Senator Mark Daly has called for Sign Language Interpreters to be allowed on to the floor of the Dail for taoiseach questions this week

Senator Mark Daly, on behalf of the Irish Deaf Society has written to the Ceann Comhairle and the Caothoirleach to request Irish Sign Language (ISL) interpreters be on the floor of the Dail for Taoiseach’s questions and in the Seanad for the Order of Business next week, while members of the deaf community attend the public galleries. Senator Daly, who is nominated to the Seanad by the Irish Deaf Society commented “There is nothing more ironic than a Government cutting funding for a service that speaks for people who cannot speak for themselves. They were told in an e-mail that their appeal would be heard by telephone. That is the equivalent of asking an illiterate person to make an appeal in writing. This issue needs to be highlighted and debated. Perhaps by the Deaf community attending Oireachtas proceedings next week, it may highlight the disadvantage that they have in relation to accessing a broad range of public services.”

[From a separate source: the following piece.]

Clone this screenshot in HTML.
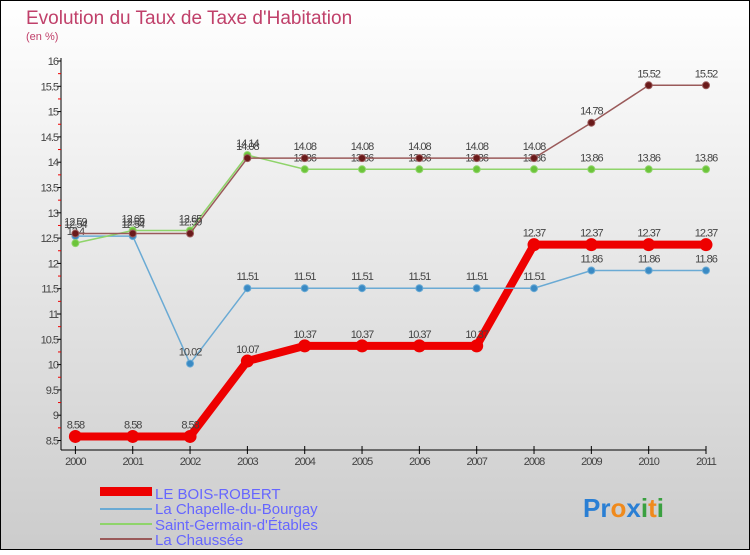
<!DOCTYPE html>
<html><head><meta charset="utf-8"><style>
body{margin:0}
svg text{font-family:"Liberation Sans",sans-serif}
</style></head><body>
<svg width="750" height="550" xmlns="http://www.w3.org/2000/svg">
<defs><linearGradient id="bg" x1="0" y1="0" x2="0" y2="1"><stop offset="0" stop-color="#ffffff"/><stop offset="1" stop-color="#cccccc"/></linearGradient></defs>
<rect x="0.5" y="0.5" width="749" height="549" fill="url(#bg)" stroke="#000"/>
<text x="26" y="24" font-size="19" fill="#c0406a">Evolution du Taux de Taxe d'Habitation</text>
<text x="26" y="40" font-size="11" fill="#c0406a">(en %)</text>
<g id="axes"></g><g id="series"></g>
<g>
<rect x="100" y="487" width="52" height="9" fill="#e00"/>
<text x="155" y="499" font-size="15" fill="#6666ff">LE BOIS-ROBERT</text>
<rect x="100" y="508" width="52" height="2" fill="#6aaad4"/>
<text x="155" y="514" font-size="15" fill="#6666ff">La Chapelle-du-Bourgay</text>
<rect x="100" y="523" width="52" height="2" fill="#8fd46a"/>
<text x="155" y="530" font-size="15" fill="#6666ff">Saint-Germain-d'Étables</text>
<rect x="100" y="538" width="52" height="2" fill="#9a5a5a"/>
<text x="155" y="545" font-size="15" fill="#6666ff">La Chaussée</text>
</g>
<g font-size="26" font-weight="bold">
<text x="583" y="517"><tspan fill="#2a7fd4">Pr</tspan><tspan fill="#f08a1c">o</tspan><tspan fill="#2a7fd4">x</tspan><tspan fill="#3aa040">i</tspan><tspan fill="#f08a1c">t</tspan><tspan fill="#3aa040">i</tspan></text>
</g>
</svg>
<script>
const years=[2000,2001,2002,2003,2004,2005,2006,2007,2008,2009,2010,2011];
const yTicks=[8.5,9,9.5,10,10.5,11,11.5,12,12.5,13,13.5,14,14.5,15,15.5,16];
const boisRobert=[8.58,8.58,8.58,10.07,10.37,10.37,10.37,10.37,12.37,12.37,12.37,12.37];
const chapelle=[12.54,12.54,10.02,11.51,11.51,11.51,11.51,11.51,11.51,11.86,11.86,11.86];
const saintGermain=[12.4,12.65,12.65,14.14,13.86,13.86,13.86,13.86,13.86,13.86,13.86,13.86];
const chaussee=[12.59,12.59,12.59,14.08,14.08,14.08,14.08,14.08,14.08,14.78,15.52,15.52];
const NS='http://www.w3.org/2000/svg';
const xS=i=>75.4+i*(706-75.4)/11;
const yS=v=>61+(16-v)*50.6;
function mk(tag,attrs,parent){const e=document.createElementNS(NS,tag);for(const k in attrs)e.setAttribute(k,attrs[k]);parent.appendChild(e);return e;}
const ax=document.getElementById('axes');
let l=mk('line',{x1:61,y1:58,x2:61,y2:450,stroke:'#000'},ax);


l=mk('line',{x1:61,y1:450,x2:706,y2:450,stroke:'#000'},ax);


yTicks.forEach(v=>{
  mk('line',{x1:57,y1:yS(v),x2:61,y2:yS(v),stroke:'#000'},ax);
  if(v<16) mk('line',{x1:58,y1:yS(v+0.25),x2:61,y2:yS(v+0.25),stroke:'#e00'},ax);
  const t=mk('text',{x:58,y:yS(v)+4,'font-size':11,fill:'#444','text-anchor':'end','letter-spacing':'-1'},ax);
  t.textContent=String(v);
  
  
});
years.forEach((y,i)=>{
  mk('line',{x1:xS(i),y1:446,x2:xS(i),y2:454,stroke:'#000'},ax);
  const t=mk('text',{x:xS(i),y:465,'font-size':11,fill:'#444','text-anchor':'middle','letter-spacing':'-1'},ax);
  t.textContent=String(y);
  
  
});
const sg=document.getElementById('series');
function series(data,color,dot,w,r,name){
  const g=mk('g',{},sg);
  
  
  mk('polyline',{points:data.map((v,i)=>xS(i)+','+yS(v)).join(' '),fill:'none',stroke:color,'stroke-width':w},g);
  data.forEach((v,i)=>{
    const c=mk('circle',{cx:xS(i),cy:yS(v),r:r,fill:dot,stroke:color,'stroke-width':1},g);
    
    
    const t=mk('text',{x:xS(i),y:yS(v)-8,'font-size':11,fill:'#444','text-anchor':'middle','letter-spacing':'-1'},g);
    t.textContent=String(v);
    
    
  });
}
series(boisRobert,'#e00','#e00',8,6,'series-bois-robert');
series(chapelle,'#6aaad4','#3a8ac4',1.5,3.5,'series-chapelle');
series(saintGermain,'#8fd46a','#6cc43a',1.5,3.5,'series-saint-germain');
series(chaussee,'#9a5a5a','#6a1a1a',1.5,3.5,'series-chaussee');
</script>
</body></html>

The Irish Deaf Society’s (IDS) National Advocacy Service for Deaf people was forced to close its office with full loss of staff following an announcement by the Department of Environment, Community and Local Government that its funding was to be discontinued with immediate effect. The announcement puts a halt to 11 years of services for the Deaf population of Ireland with an estimated 5,000 people affected.

The Senator has written to the Ceann Comhairle and Cathaoirleach to request that both Houses of the Oireachtas have an ISL interpreter in place next week, when members from the Deaf community will attend proceedings.

Discussing the request, IDS CEO Eddie Redmond said: “ we are seriously concerned for the welfare of Deaf community members, many of whom have come to depend on the advocacy service as the only viable service for them.”

The IDS is Ireland’s national representative group for Deaf people of whom their Advocacy Service is their main branch of work. Its closure leaves a gaping hole in services which sought to bridge a socio-economic divide between Deaf people and their hearing counterparts. Citing poor employment and salary prospects, low participation in 3rd level Education, and lower health expectancy, the IDS identified the Deaf population as a marginalised, socially isolated, and discriminated against minority group. The IDS’ Advocacy Service worked to provide access for Deaf people to public services, education, healthcare and the means to employment. The service’s closure puts the Deaf community at further risk of social and economic isolation and a decline in living standards.

The IDS are currently appealing the decision through Pobal on behalf of the Department.